Chomp on This
For some tourists, alligators are an attraction on their own, and Alligator Bob wants you to take some alligator home with you.
Story by Lindsay Peter
He walked into the living room and saw it.
There, lying under a glass coffee table, was a 7-foot alligator.
Sitting in his home office, Alligator Bob tells the stories of his days as a volunteer alligator trapper in a calm, quiet cadence. A smile forms behind his neatly trimmed white beard as he laughs to himself between sentences.
He explains how life as an alligator trapper sparked the idea for his business today – selling alligator jerky. His solid, stocky frame relaxes back in his wooden chair. He smoothes his pale denim collared shirt with “Alligator Bob” embroidered on the left pocket and continues with his stories.
“The alligator was my payment,” he says. “If I got the gator, I got to keep it.”
A state-contracted volunteer alligator trapper for Hillsborough and Manatee counties from 1986 to 1993, Alligator Bob says, “I told the owner of the house, ‘I can’t get him. He’s going to smash that coffee table. He’ll eventually go back the way he came.’”
To have the alligator return “the way he came” — to a creek behind the house — was not quick enough for the owner.
So, Robert Young – who prefers to be called Alligator Bob – put a rope around the alligator’s head and inched toward a sliding glass door.
“I jerked the gator out, and he smashed the table and the sliding glass door on the way,” he says.
With the alligator out of the living room, Alligator Bob had his payment.
Like he did with every alligator he trapped, he brought the alligator home to his wife, Ellen, a petite, energetic blonde, who “did all the processing.”
In between trapping alligators, Alligator Bob tried to make people aware of alligator meat as a delicacy by teaching recipes at conventions and writing a cookbook.
He also had what he calls his “Aha! moment”: He would design a meat stick that wouldn’t spoil on a store shelf, similar to a Slim Jim brand meat stick, that tourists could take with them, because even frozen alligator meat would not stay fresh on a two- to three-day trip.
After retiring from alligator trapping, Alligator Bob began his quest to expose Florida’s tourists to alligator meat, a delight he had been experiencing since he was “in diapers under his mother’s arms.”

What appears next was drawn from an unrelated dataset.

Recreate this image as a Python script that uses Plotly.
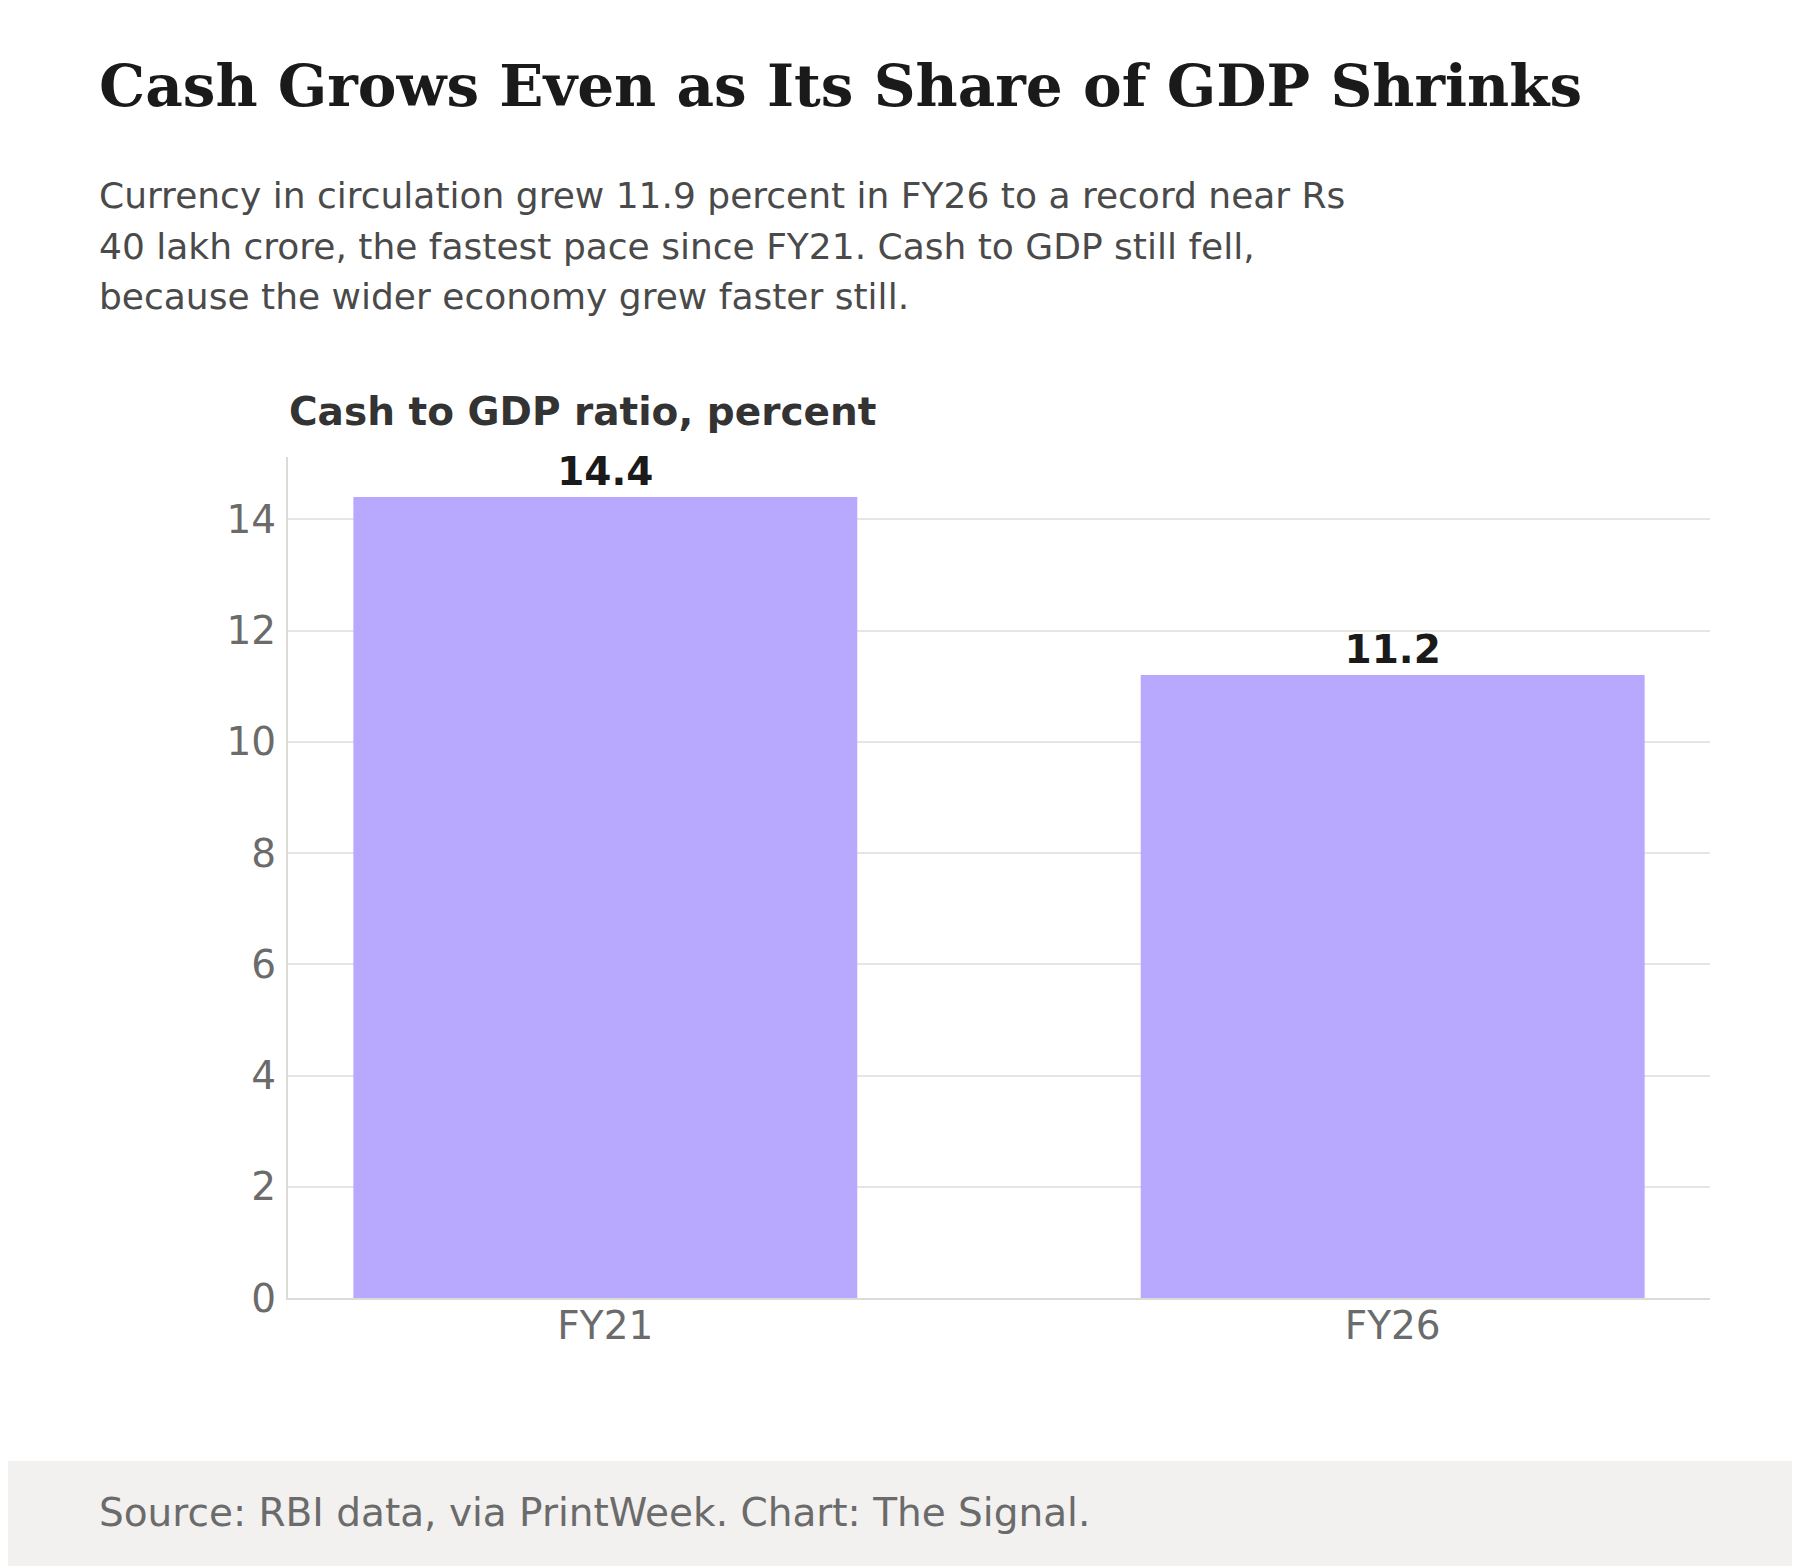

Alligator Bob, 63, a fourth-generation Floridian, began running his meat stick company, Robert N. Young and Assoc., from his quaint teal home off of a country road in Hillsborough County. He decided it was time for tourists to take home this Florida delicacy as a souvenir.
“Everyone comes [to Florida] see an alligator with Mickey Mouse,” Alligator Bob says. “But, they go [home] with an orange. Forty million tourists with an orange. Wouldn’t it be neat if they could go home with a gator stick?”
In 1994, Alligator Bob sought help from two friends, University of Florida researchers, Fred Leak and Fred Johnson, to perform taste tests on the alligator meat.
Before the stick could be sent to the manufacturing plant in Missouri, though, Alligator Bob faced his biggest hurdle.
Few preservatives were available that could prevent alligator meat from going rancid and, without funding, a new type of preservative could not be made. Also, there were no regulations on alligator meat from the United States Department of Agriculture, so the stick could not pass inspection.
The solution to this problem came in the form of a pig.
Adding pork into the mixture allowed the stick to meet USDA inspections. At the manufacturing plant, the alligator meat is broken down into “mush” and is mixed with pork, which serves as a “binder,” Alligator Bob explains. The meat is then placed under high pressure to create a solid stick of meat.
Packaged in vacuum-sealed plastic with a picture of an alligator on the front, the meat sticks hit shelves. Originally, they came in only one flavor, but Alligator Bob quickly developed other flavors of sticks and jerky as more than 200 gift shops, seafood stores and tourist attractions began asking, “What else you got?”
Now, Alligator Bob offers two flavors of meat sticks: original, and hot and spicy. He also offers two flavors of gator jerky in original and Cajun spice.
Unable to trap enough alligators for the meat sticks and jerky, Alligator Bob now purchases the meat from local farms.
With over 400,000 sticks sold each year, Alligator Bob no longer drags alligators from living rooms. But he still has goals.
“I’d like to see every tourist take with them a gator stick,” he says.